The runoff coefficient c of catchments is modelled in the hydrology as a beta distributed random variable (Gottschalk and Weingarter 1998) that is why this variable is selected for a further empirical example. The runoff coefficient data has been provided by the authors Gottschalk and Weingartner (personnel communication, 2009) except the data for Emme-Eggiwill and Langeten-Huttwil (Gottschalk and Weingarter 1998, Table 1). Samples of four regions of Switzerland are analysed: Alpine, Pre-alpine, Midland and Southern alpine. The results of the ML estimation and the tests are listed in Table 2. The observations and the estimated CDF are shown in Fig. 2b. The runoff coefficient c can be assumed as beta distributed for the Alpine and Midland with a significance level α > 10% according to the new tests. In contrary to these results, the hypothesis of a beta distributed runoff coefficient is rejected for Pre-alpine and Southern alpine with a significance level of α ≥ 1–10% partly with α < 1%. The hypothesis H 0 would be accepted by the classical χ2 test for all regions and the Kolmogorov–Smirnov test for the full specified distribution with α ≥ 10% except the χ2 test for the Southern alpines which accepts H 0 only with α ≥ 5%.

The EDF test for the beta distribution works well in contrast to the classical χ2 test and the Kolmogorov–Smirnov test for the fully specified distribution (compare Table 2 with Table 6 in Raschke 2009).

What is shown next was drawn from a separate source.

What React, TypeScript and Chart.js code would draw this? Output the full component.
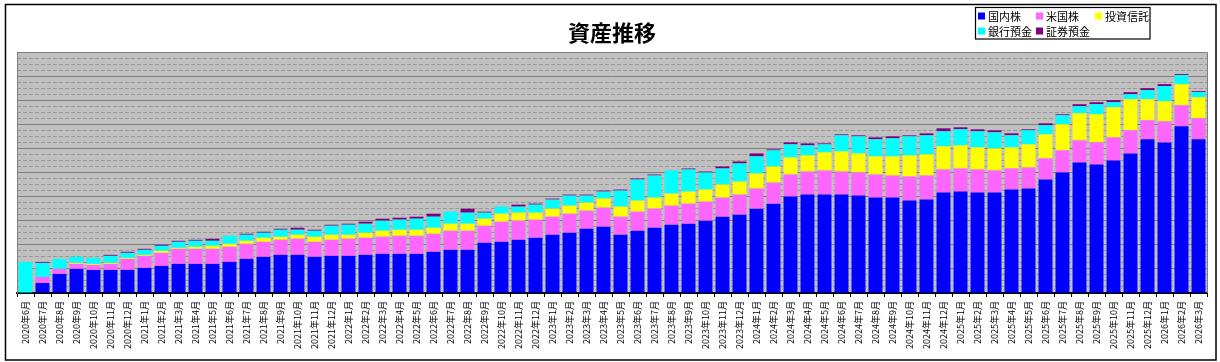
import { useEffect, useRef } from 'react';
import { Chart, registerables } from 'chart.js';

Chart.register(...registerables);

const TITLE = '資産推移';
const FONT = '"Noto Sans CJK JP", "Noto Sans", sans-serif';

const categories = [
  '2020年6月', '2020年7月', '2020年8月', '2020年9月', '2020年10月', '2020年11月', '2020年12月',
  '2021年1月', '2021年2月', '2021年3月', '2021年4月', '2021年5月', '2021年6月', '2021年7月', '2021年8月', '2021年9月', '2021年10月', '2021年11月', '2021年12月',
  '2022年1月', '2022年2月', '2022年3月', '2022年4月', '2022年5月', '2022年6月', '2022年7月', '2022年8月', '2022年9月', '2022年10月', '2022年11月', '2022年12月',
  '2023年1月', '2023年2月', '2023年3月', '2023年4月', '2023年5月', '2023年6月', '2023年7月', '2023年8月', '2023年9月', '2023年10月', '2023年11月', '2023年12月',
  '2024年1月', '2024年2月', '2024年3月', '2024年4月', '2024年5月', '2024年6月', '2024年7月', '2024年8月', '2024年9月', '2024年10月', '2024年11月', '2024年12月',
  '2025年1月', '2025年2月', '2025年3月', '2025年4月', '2025年5月', '2025年6月', '2025年7月', '2025年8月', '2025年9月', '2025年10月', '2025年11月', '2025年12月',
  '2026年1月', '2026年2月', '2026年3月',
];

const domesticStocks = [
  0, 100, 190, 240, 230, 230, 230, 250, 270, 290,
  290, 290, 310, 340, 360, 380, 380, 360, 370, 370,
  380, 390, 390, 390, 410, 430, 430, 500, 510, 530,
  550, 580, 600, 640, 660, 580, 620, 650, 680, 690,
  720, 760, 780, 840, 890, 960, 980, 980, 980, 970,
  950, 950, 920, 930, 1000, 1010, 1000, 1000, 1030, 1040,
  1130, 1200, 1300, 1280, 1320, 1390, 1530, 1500, 1660, 1530,
];

const usStocks = [
  0, 60, 50, 50, 50, 60, 110, 120, 130, 150,
  150, 150, 150, 150, 150, 150, 160, 150, 160, 170,
  170, 170, 180, 180, 180, 190, 190, 170, 200, 190,
  180, 180, 190, 180, 190, 180, 190, 190, 190, 200,
  190, 190, 200, 200, 210, 220, 230, 240, 230, 230,
  230, 220, 240, 240, 230, 230, 230, 220, 210, 210,
  210, 220, 220, 220, 230, 230, 190, 210, 210, 210,
];

const investmentTrusts = [
  0, 0, 0, 10, 10, 10, 10, 10, 20, 10,
  20, 30, 30, 30, 40, 30, 40, 50, 50, 40,
  50, 60, 60, 60, 60, 70, 70, 70, 80, 80,
  70, 80, 80, 80, 90, 100, 110, 110, 120, 120,
  120, 130, 130, 150, 160, 170, 160, 180, 200, 190,
  180, 190, 210, 210, 230, 230, 220, 220, 210, 230,
  240, 260, 270, 280, 300, 310, 210, 200, 210, 210,
];

const bankDeposits = [
  310, 140, 100, 60, 60, 70, 50, 50, 50, 60,
  60, 50, 80, 60, 50, 70, 50, 60, 90, 100,
  90, 100, 100, 110, 110, 120, 110, 60, 70, 60,
  80, 90, 100, 70, 70, 160, 210, 220, 230, 220,
  170, 160, 180, 170, 160, 130, 100, 80, 160, 170,
  170, 180, 190, 190, 150, 160, 160, 160, 120, 140,
  90, 90, 70, 100, 50, 50, 90, 150, 90, 50,
];

const securitiesDeposits = [
  0, 10, 0, 0, 0, 10, 10, 10, 10, 10,
  10, 20, 0, 10, 10, 10, 20, 10, 10, 10,
  20, 20, 20, 20, 30, 0, 40, 10, 0, 20,
  10, 10, 10, 10, 10, 10, 10, 10, 0, 10,
  10, 20, 20, 30, 10, 20, 20, 10, 10, 10,
  20, 20, 10, 20, 30, 20, 20, 20, 20, 10,
  20, 10, 20, 20, 20, 20, 20, 20, 10, 10,
];

const seriesLabels = ['国内株', '米国株', '投資信託', '銀行預金', '証券預金'];
const seriesColors = ['#0000FF', '#FF66FF', '#FFFF00', '#00FFFF', '#800080'];

const Y_MAX = 2400;
const Y_MAJOR = 240;
const Y_MINOR = 60;

const framePlugin = {
  id: 'framePlugin',
  beforeDraw(chart: any) {
    const { ctx, chartArea: a, width, height } = chart;
    ctx.save();
    ctx.fillStyle = '#ffffff';
    ctx.fillRect(0, 0, width, height);
    ctx.fillStyle = '#C0C0C0';
    ctx.fillRect(a.left, a.top, a.right - a.left, a.bottom - a.top);
    ctx.restore();
  },
  afterDraw(chart: any) {
    const { ctx, chartArea: a } = chart;
    ctx.save();
    // plot frame (top / right)
    ctx.strokeStyle = '#808080';
    ctx.lineWidth = 1;
    ctx.beginPath();
    ctx.moveTo(a.left, a.top + 0.5);
    ctx.lineTo(a.right + 0.5, a.top + 0.5);
    ctx.lineTo(a.right + 0.5, a.bottom);
    ctx.stroke();

    // outer border
    ctx.strokeStyle = '#000000';
    ctx.lineWidth = 1.5;
    ctx.strokeRect(5.5, 4.5, 1210.5, 355.5);

    // title
    ctx.fillStyle = '#000000';
    ctx.font = `bold 22px ${FONT}`;
    ctx.textAlign = 'center';
    ctx.textBaseline = 'middle';
    ctx.fillText(TITLE, (a.left + a.right) / 2, 33);

    // legend
    ctx.lineWidth = 1.2;
    ctx.strokeRect(975.5, 7.5, 174.5, 31.5);
    const pos = [
      [978, 16], [1036, 16], [1095, 16],
      [978, 31], [1036, 31],
    ];
    ctx.font = `11px ${FONT}`;
    ctx.textAlign = 'left';
    chart.data.datasets.forEach((ds: any, i: number) => {
      const [x, y] = pos[i];
      ctx.fillStyle = ds.backgroundColor;
      ctx.fillRect(x, y - 3.5, 7, 7);
      ctx.fillStyle = '#000000';
      ctx.fillText(ds.label, x + 10, y + 0.5);
    });
    ctx.restore();
  },
};

export default function App() {
  const canvasRef = useRef<HTMLCanvasElement | null>(null);

  useEffect(() => {
    if (!canvasRef.current) return;
    Chart.defaults.font.family = FONT;
    const seriesData = [domesticStocks, usStocks, investmentTrusts, bankDeposits, securitiesDeposits];
    const chart = new Chart(canvasRef.current, {
      type: 'bar',
      data: {
        labels: categories,
        datasets: seriesLabels.map((label, i) => ({
          label,
          data: seriesData[i],
          backgroundColor: seriesColors[i],
          borderWidth: 0,
          categoryPercentage: 1,
          barPercentage: 0.82,
        })),
      },
      options: {
        responsive: false,
        animation: false,
        layout: { padding: { top: 52, left: 17, right: 13, bottom: 2 } },
        plugins: {
          legend: { display: false },
          title: { display: false },
          tooltip: { enabled: false },
        },
        scales: {
          x: {
            stacked: true,
            grid: { offset: true, drawOnChartArea: false, color: '#000000', tickLength: 4 },
            border: { color: '#000000', width: 2 },
            ticks: {
              autoSkip: false,
              maxRotation: 90,
              minRotation: 90,
              padding: 4,
              color: '#000000',
              font: { size: 9, family: FONT },
            },
            afterFit(scale: any) { scale.height = 67; },
          },
          y: {
            stacked: true,
            min: 0,
            max: Y_MAX,
            ticks: { display: false, stepSize: Y_MAJOR },
            grid: { color: '#808080', drawTicks: false, lineWidth: 1 },
            border: { display: true, color: '#808080' },
            afterFit(scale: any) { scale.width = 0; },
          },
          yMinor: {
            position: 'left',
            min: 0,
            max: Y_MAX,
            ticks: { display: false, stepSize: Y_MINOR },
            grid: {
              drawTicks: false,
              lineWidth: 1,
              color: (c: any) => (c.index % 4 === 0 ? 'rgba(0,0,0,0)' : '#999999'),
            },
            border: { display: false, dash: [4, 2] },
            afterFit(scale: any) { scale.width = 0; },
          },
        },
      },
      plugins: [framePlugin],
    } as any);
    return () => chart.destroy();
  }, []);

  return (
    <div style={{ position: 'absolute', left: 0, top: 0, width: 1220, height: 362 }}>
      <canvas ref={canvasRef} width={1220} height={362} />
    </div>
  );
}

Table 2 Share of rejections of different tests for beta distributed X with different sample sizes n, parameters in Eq. 1 and levels of significance

5 Conclusion

The power of different EDF tests applied for the beta distribution by using the BT has been researched. The Anderson–Darling test has the highest power followed by the Cramer von Mises and the Watson test in the researched cases. They are recommended for application in this order. The classical χ2 test and the Kolmogorov–Smirnov test for the fully specified distribution should not be applied for the assumption of a beta distribution with estimated parameters. They do not work well. The test for normality based on L2-Wasserstein distance (del Barrio et al. 1999; del Barrio et al. 2000; Krauzci 2009) should be considered for the test for beta distribution in the future when the power of this test for normality is compared better with other tests.